ナレッジワーカーの性質として、「時間や場所に関係なく知識による成果を出す」という特徴があります。その意味で、ITエンジニアもナレッジワーカーの一種といえるでしょう。ITエンジニアは、プログラミングを駆使してシステム開発を行う仕事です。新しいITシステムを導入することで、企業の生産性向上や業務効率化などに貢献します。ITエンジニアの特徴は、時間や場所の制約を受けることなく、高度なプログラミング知識により成果を生み出せる点です。実際、テレワークやフレックス制度を利用して活動しているITエンジニアも決して少なくありません。

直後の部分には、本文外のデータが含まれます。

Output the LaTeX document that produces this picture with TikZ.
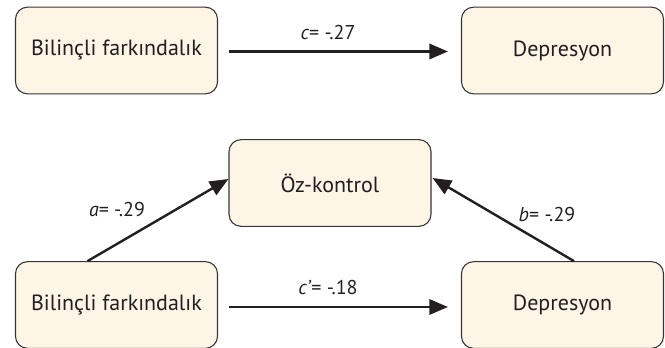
\documentclass[tikz,border=0pt]{standalone}
\usepackage{fontspec}
\setmainfont{PT Sans}
\usetikzlibrary{arrows.meta,calc}

\definecolor{boxfill}{RGB}{253,245,230}
\definecolor{boxline}{RGB}{55,52,53}
\definecolor{txtgray}{RGB}{35,31,32}

\tikzset{every picture/.style={line width=0.75pt}}
\tikzset{
  varbox/.style={draw=boxline, fill=boxfill, rounded corners=9pt, line width=0.8pt,
    minimum width=151.5pt, minimum height=65pt, text=txtgray,
    font=\fontsize{16.5}{19}\selectfont},
  patharrow/.style={draw=txtgray, line width=1.8pt, -{Triangle[length=14pt,width=11.5pt]}},
  coeflabel/.style={text=txtgray, inner sep=0.75pt, font=\fontsize{15}{18}\selectfont}
}

\begin{document}
\begin{tikzpicture}[x=0.75pt,y=0.75pt,yscale=-1,xscale=1]
\useasboundingbox (0,0) rectangle (665,348);

%Shape: Rounded Rect [id:bf1] 
\draw (116.5,50.5) node [varbox] (bf1) {Bilinçli farkındalık};
%Shape: Rounded Rect [id:dep1] 
\draw (562.5,50.5) node [varbox] (dep1) {Depresyon};
%Shape: Rounded Rect [id:oz] 
\draw (330,183) node [varbox] (oz) {Öz-kontrol};
%Shape: Rounded Rect [id:bf2] 
\draw (116.5,305) node [varbox] (bf2) {Bilinçli farkındalık};
%Shape: Rounded Rect [id:dep2] 
\draw (562.5,305) node [varbox] (dep2) {Depresyon};

%Straight Lines [id:c] 
\draw [patharrow] ($(bf1.east)+(11,1)$) -- ($(dep1.west)+(-13,1)$) ;
%Straight Lines [id:cprime] 
\draw [patharrow] ($(bf2.east)+(11,2)$) -- ($(dep2.west)+(-13,2)$) ;
%Straight Lines [id:a] 
\draw [patharrow] ($(bf2.north)+(-29,0)$) -- ($(oz.west)+(0,-4)$) ;
%Straight Lines [id:b] 
\draw [patharrow] ($(dep2.north)+(11.5,0)$) -- ($(oz.east)+(1,-5)$) ;

% Text Node
\draw (328,33) node [coeflabel] (lc) {\textit{c}= -.27};
% Text Node
\draw (328,288) node [coeflabel] (lcp) {\textit{c’}= -.18};
% Text Node
\draw (117,210) node [coeflabel] (la) {\textit{a}= -.29};
% Text Node
\draw (547,215) node [coeflabel] (lb) {\textit{b}= -.29};
\end{tikzpicture}
\end{document}
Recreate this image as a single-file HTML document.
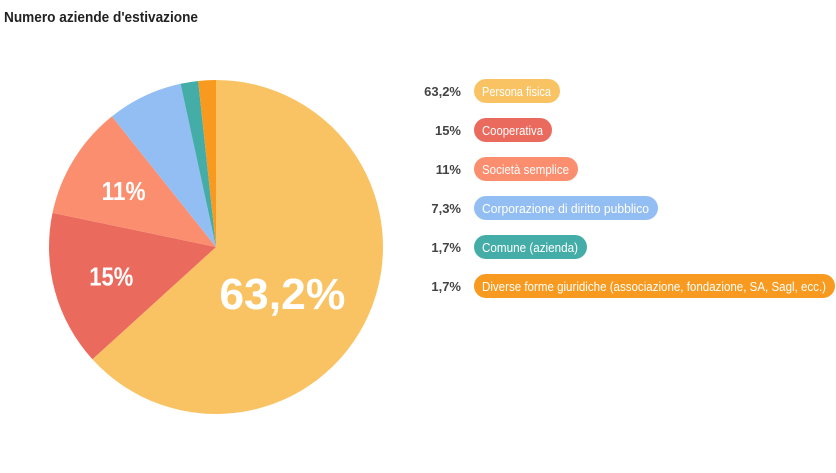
<!DOCTYPE html>
<html><head><meta charset="utf-8">
<style>
html,body{margin:0;padding:0;background:#fff;}
body{width:836px;height:468px;overflow:hidden;font-family:"Liberation Sans",sans-serif;}
</style></head>
<body>
<svg width="836" height="468" xmlns="http://www.w3.org/2000/svg">
<text x="4" y="22" font-size="15" font-weight="bold" fill="#222" textLength="194" lengthAdjust="spacingAndGlyphs">Numero aziende d'estivazione</text>
<g id="slices"></g>
<g id="labels"></g>
<g id="legend"></g>
</svg>
<script>
const categories = ["Persona fisica","Cooperativa","Società semplice","Corporazione di diritto pubblico","Comune (azienda)","Diverse forme giuridiche (associazione, fondazione, SA, Sagl, ecc.)"];
const values = [63.2, 15, 11, 7.3, 1.7, 1.7];
const valueLabels = ["63,2%","15%","11%","7,3%","1,7%","1,7%"];
const colors = ["#f9c364","#eb6a5e","#fb8e6e","#93bef4","#45ada8","#f89a1f"];
const pillWidths = [86,78,104,184,113,361];

const NS="http://www.w3.org/2000/svg";
const cx=216, cy=247, R=167;
const total=values.reduce((a,b)=>a+b,0);
function pt(frac,r){const a=frac*2*Math.PI;return [cx+r*Math.sin(a), cy-r*Math.cos(a)];}
const gS=document.getElementById('slices'), gL=document.getElementById('labels'), gG=document.getElementById('legend');
let acc=0;
values.forEach((v,i)=>{
  const f0=acc/total, f1=(acc+v)/total; acc+=v;
  const [x0,y0]=pt(f0,R),[x1,y1]=pt(f1,R);
  const large=(f1-f0)>0.5?1:0;
  const p=document.createElementNS(NS,'path');
  p.setAttribute('d',`M${cx},${cy} L${x0},${y0} A${R},${R} 0 ${large} 1 ${x1},${y1} Z`);
  p.setAttribute('fill',colors[i]);
  
  
  gS.appendChild(p);
  const share=v/total;
  if(share>=0.1){
    const big=share>0.5;
    const [lx,ly]=pt((f0+f1)/2, big?R*0.5:R*0.65);
    const t=document.createElementNS(NS,'text');
    t.setAttribute('x',lx-(big?10:0)); t.setAttribute('y',ly+(big?28:10));
    t.setAttribute('text-anchor','middle');
    t.setAttribute('font-size',big?44:26);
    t.setAttribute('font-weight','bold');
    t.setAttribute('fill','#fff');
    t.setAttribute('textLength',big?126:44);
    t.setAttribute('lengthAdjust','spacingAndGlyphs');
    t.textContent=valueLabels[i];
    
    
    gL.appendChild(t);
  }
  const y=91+i*39;
  const g=document.createElementNS(NS,'g');
  
  
  const vt=document.createElementNS(NS,'text');
  vt.setAttribute('x',461); vt.setAttribute('y',y+5);
  vt.setAttribute('text-anchor','end'); vt.setAttribute('font-size',13); vt.setAttribute('font-weight','bold'); vt.setAttribute('fill','#444');
  vt.textContent=valueLabels[i];
  
  
  g.appendChild(vt);
  const r=document.createElementNS(NS,'rect');
  r.setAttribute('x',474); r.setAttribute('y',y-12); r.setAttribute('width',pillWidths[i]); r.setAttribute('height',24);
  r.setAttribute('rx',12); r.setAttribute('fill',colors[i]);
  
  
  g.appendChild(r);
  const lt=document.createElementNS(NS,'text');
  lt.setAttribute('x',482); lt.setAttribute('y',y+5); lt.setAttribute('font-size',13); lt.setAttribute('fill','#fff');
  lt.setAttribute('textLength',pillWidths[i]-17); lt.setAttribute('lengthAdjust','spacingAndGlyphs');
  lt.textContent=categories[i];
  
  
  g.appendChild(lt);
  gG.appendChild(g);
});
</script>
</body></html>
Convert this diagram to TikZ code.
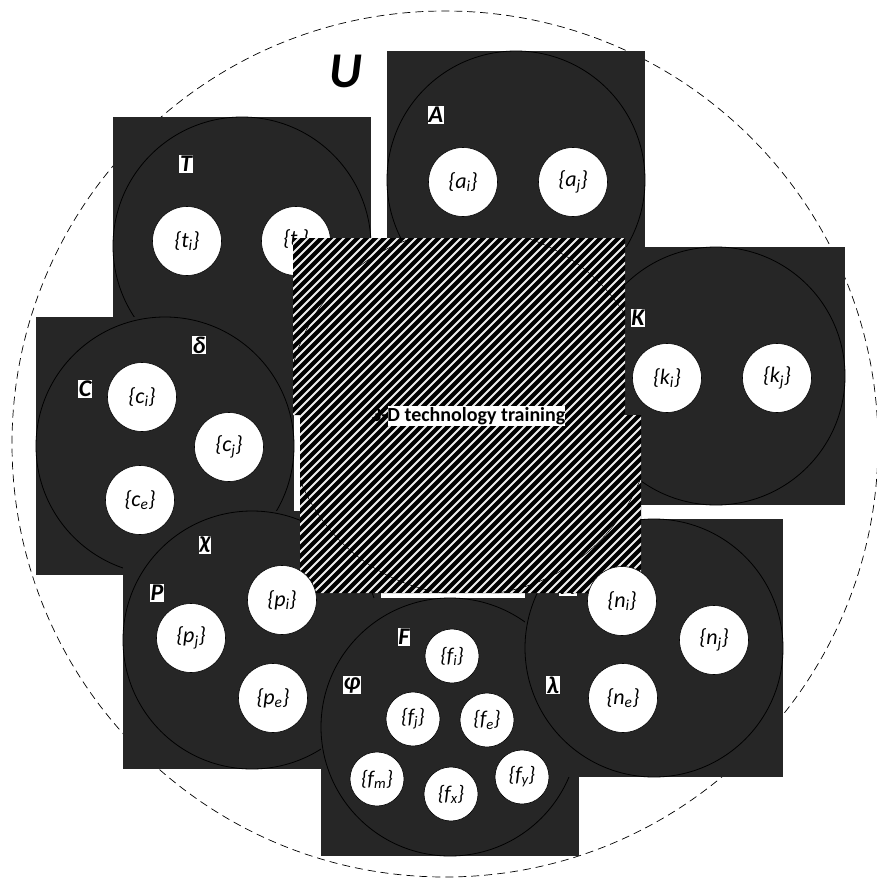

もちろん、プログラミングの知識や論理的思考力など、ITエンジニアは人工知能やロボットにはない高度な能力が求められる仕事です。しかし、それだけではなく場所や時間の制約を受けずに高度な労働力を提供できる点も、ITエンジニアが新しいナレッジワーカーとして考えられる理由の一つです。

金融ディーラー

金融ディーラーは、顧客から預かった資金を適切に運用して、得られた利益を顧客に還元するのが主な仕事です。金融ディーラーとして適切な運用を行うためには、企業の動向や経営状況はもちろん、政治情勢にも注目して現在の状況を正確に分析しなければなりません。そのうえで、株式や証券の動きを予測し、顧客から預かった資金を適切に投入して利益を見込むことが必要です。このように、金融ディーラーには金融工学や金融商品の知識に加えて、市場動向を正確に把握する情報分析能力や未来を予測する能力が要求されます。「収集した知識を総動員して未来予測する」という高度な頭脳労働のため、金融ディーラーもナレッジワーカーが活躍できる仕事です。

IT時代を生き抜くために

IT技術によって単純作業が自動化される時代では、自分の知識で世界を切り開く能力が何より求められます。今後、AIシステムや機械産業がどの程度人間の仕事を奪うのかは未知数です。しかし、これからのIT時代を生き抜くためには、自分の知識で付加価値を創出するナレッジワーカーを目指す意義は大きいといえます。将来、仕事を奪われることがないよう、ナレッジワーカーの考え方をビジネスに生かしましょう。